LNG for delivery in four to eight weeks in northeast Asia cost USD 15.15 a million Btu on April 8, the least since November and down from a record USD 19.40 on February 4, data from New York- based WGI show. That compares with USD 12.90 in southwest Europe, where colder-than-usual weather has kept prices near the January 28 level of USD 14.70, the highest in at least two years.
It cost USD 1.94 a million Btu more to ship Nigerian LNG to South Korea than to Spain in February with a comparable figure for Trinidadian LNG of USD 2.75, Poten & Partners data show. Nigeria and Trinidad together supplied 23.9% of spot cargoes last year, the International Group of Liquefied Natural Gas Importers, or GIIGNL, said in its annual report last month.
Japan, the world’s biggest LNG buyer, shut nuclear generators after the 2011 tsunami and earthquake caused a meltdown at the Fukushima Dai-Ichi plant. New safety rules that go into effect in July may require years of reinforcement work for some reactors, requiring LNG imports for power generation.
The Asian country imported a record 87.3mn metric tonnes of LNG in 2012, according to Ministry of Finance data. Japanese demand will be 89mn tonnes in 2020 assuming nuclear restarts and 94mn tons without, Akira Miyamoto, an Osaka Gas Co executive researcher, said last month in Amsterdam.
“The tightness in the market is likely to persist,” said Schels, who forecasts US gas will rise to \\$4.30 per million Btu in the fourth quarter, the second-highest among 20 analyst projections made in the past six months, according to data compiled by Bloomberg. “We will see the market rebound again. Demand from Asia is staying very strong.”

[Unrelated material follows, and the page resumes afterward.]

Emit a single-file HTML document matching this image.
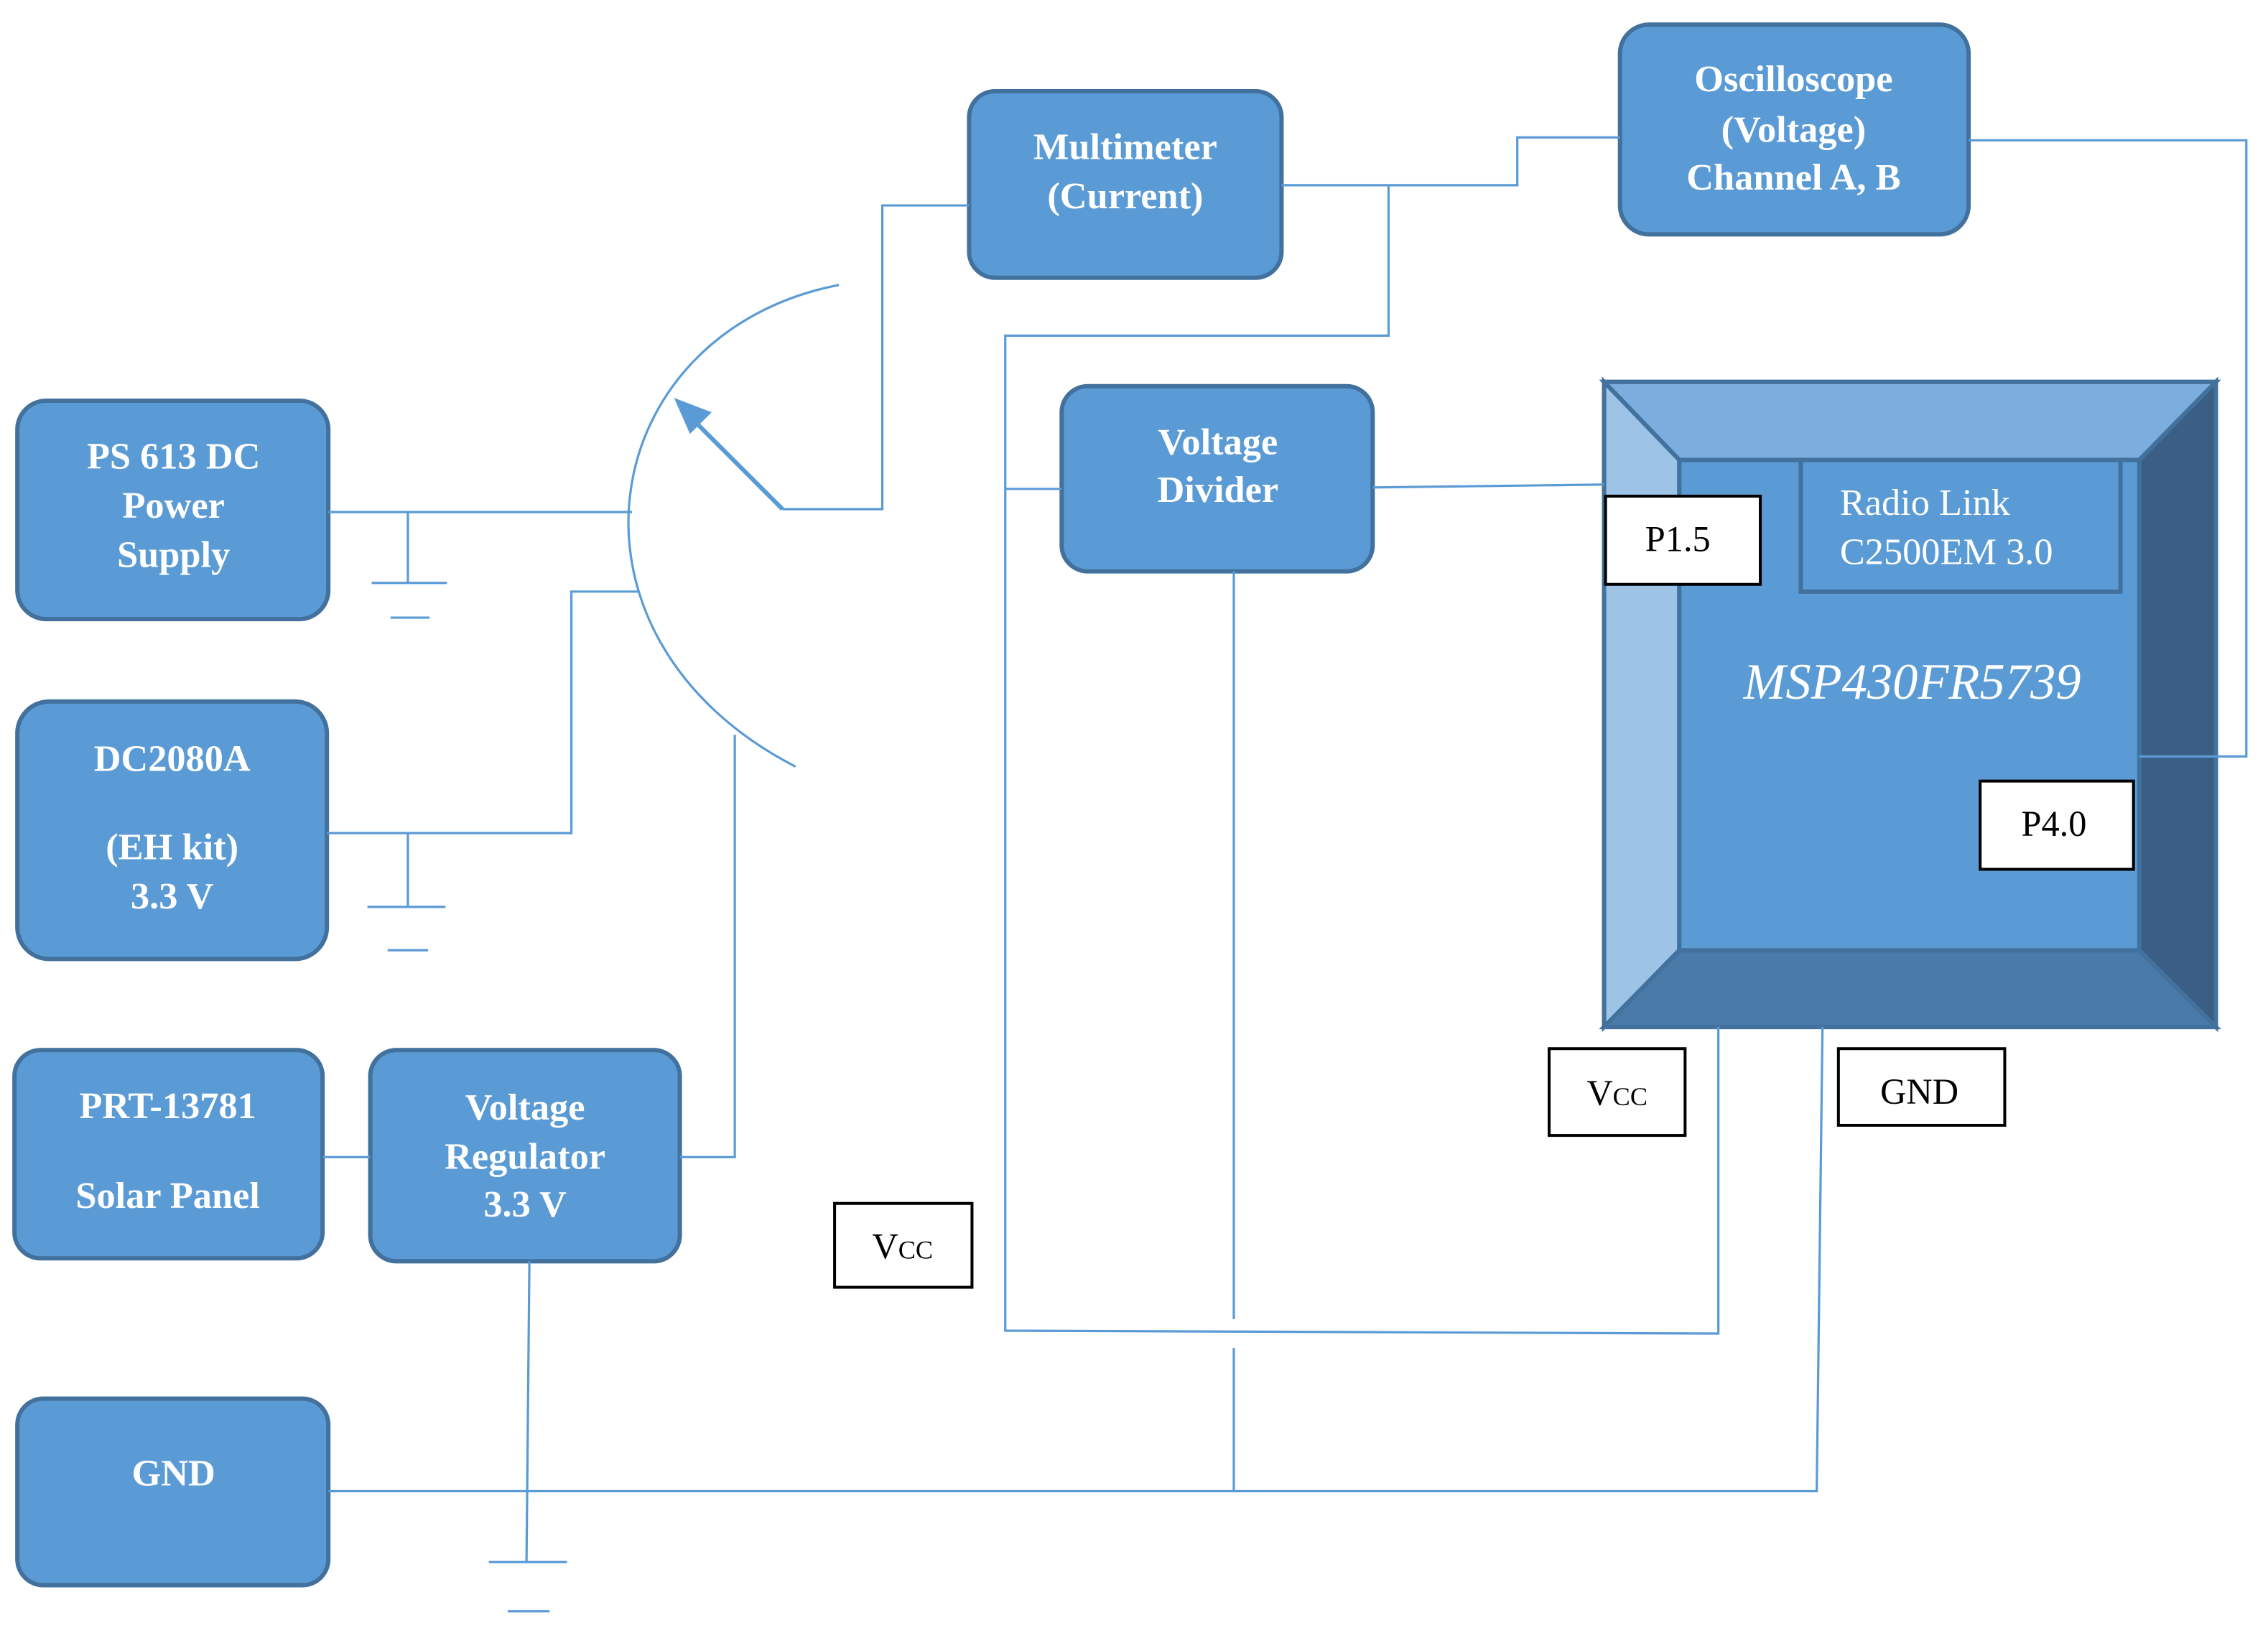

Asian LNG prices surged to a record this year as utilities faced with colder-than-usual weather competed for shipments with South American buyers hit by a drought. The bidding war increased costs for importers from Petroleo Brasileiro to Tokyo Electric Power Co.
Qatar ran liquefaction plants at full capacity to meet demand, Minister of Energy and Industry HE Dr Mohamed bin Saleh al-Sada said on March 5 in Doha.
UK’s next-month gas, the European benchmark, rose to a four-year high of 76.15 pence a therm on March 26 on the ICE Futures Europe exchange in London amid colder-than-usual weather. That is equivalent to USD 11.65 a million Btu. The contract traded at 67.9 pence yesterday.
“I can’t see Europe coming up significantly unless there is still snow on the ground in the UK in June,” Regan said.
Japan may start half a dozen reactors by the end of this year in addition to the two that resumed operations in 2012, Areva chief executive officer Luc Oursel said March 4. That would reduce demand for LNG in power generation.
Spot LNG prices will fall as low as USD 12 by the third quarter amid “much-anticipated Japanese nuclear restarts,” Rob Smith, a Dubai-based consultant at FACTS Global Energy, said in a February 13 e-mail.
Japan, China and South Korea, which together buy more than half of the world’s LNG, use inventories to meet heating demand during the peak winter season and typically seek spot cargoes in April, May and June to top up stocks before summer, when air conditioning use drives demand. A quarter of LNG was sold on a spot or short-term basis last year, GIIGNL said in its report, with the rest sold under long-term contracts tied to oil prices.